Answer: Also called longitudinal callosal fascicles, Probst bundles are aberrant anterior-posterior white matter tracts that form in agenesis of the corpus callosum.
The corpus callosum is the major white matter tract that connects and right and left hemisphere. It allows for cross communication between the two hemispheres.
In certain rare developmental disorders, a person may be born with agenesis of the corpus callosum (ACC). In this condition, the white matter tracts do not develop in a neurotypical fashion. There is often a spectrum of symptom severity, ranging from poor muscle tone and coordination to developmental delays and difficulty with cognitive tasks.
Probst bundles are a diagnostic sign that indicates ACC. Instead of a white matter tract that spans the medial-lateral axis, Probst bundles appear to run parallel to the interhemispheric fissure, the midline where the two hemispheres separate.
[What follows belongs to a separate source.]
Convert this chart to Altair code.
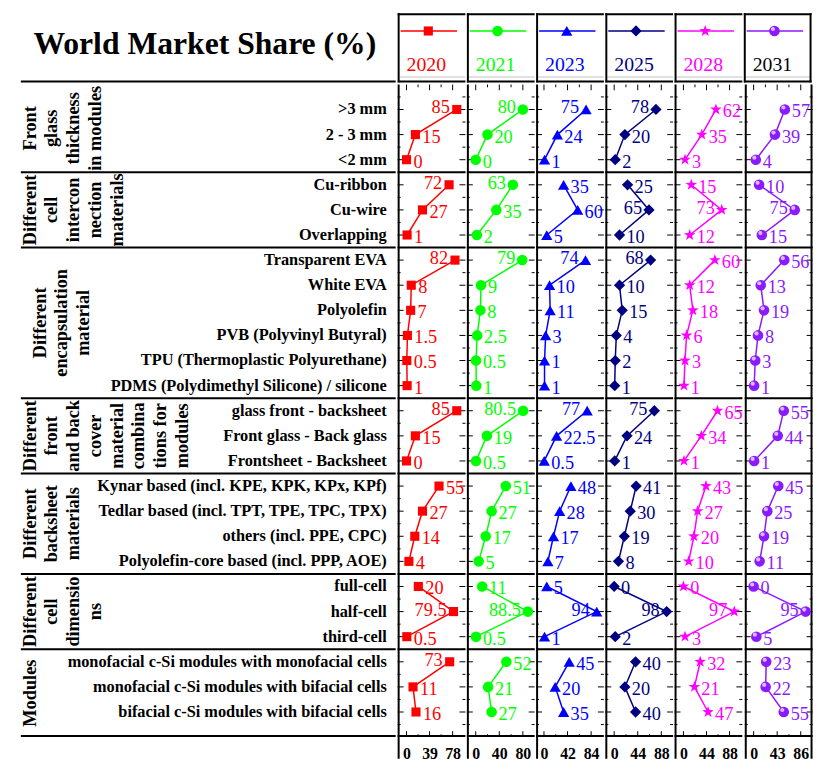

They run along the anterior-posterior axis, from the front of the brain to the back of the brain. Most of the axons that form the Probst bundles are from layer 2 / 3 of the cortex, the axons that normally reach out and span the two hemispheres in neurotypical development.
Probst bundles can be seen using magnetic resonance imaging (MRI) or diffusion tensor imaging (DTI). In scans, agenesis of the corpus callosum produces a “racing car” shape.
They were first described by Austrian neuroanatomist Moriz Probst in 1901.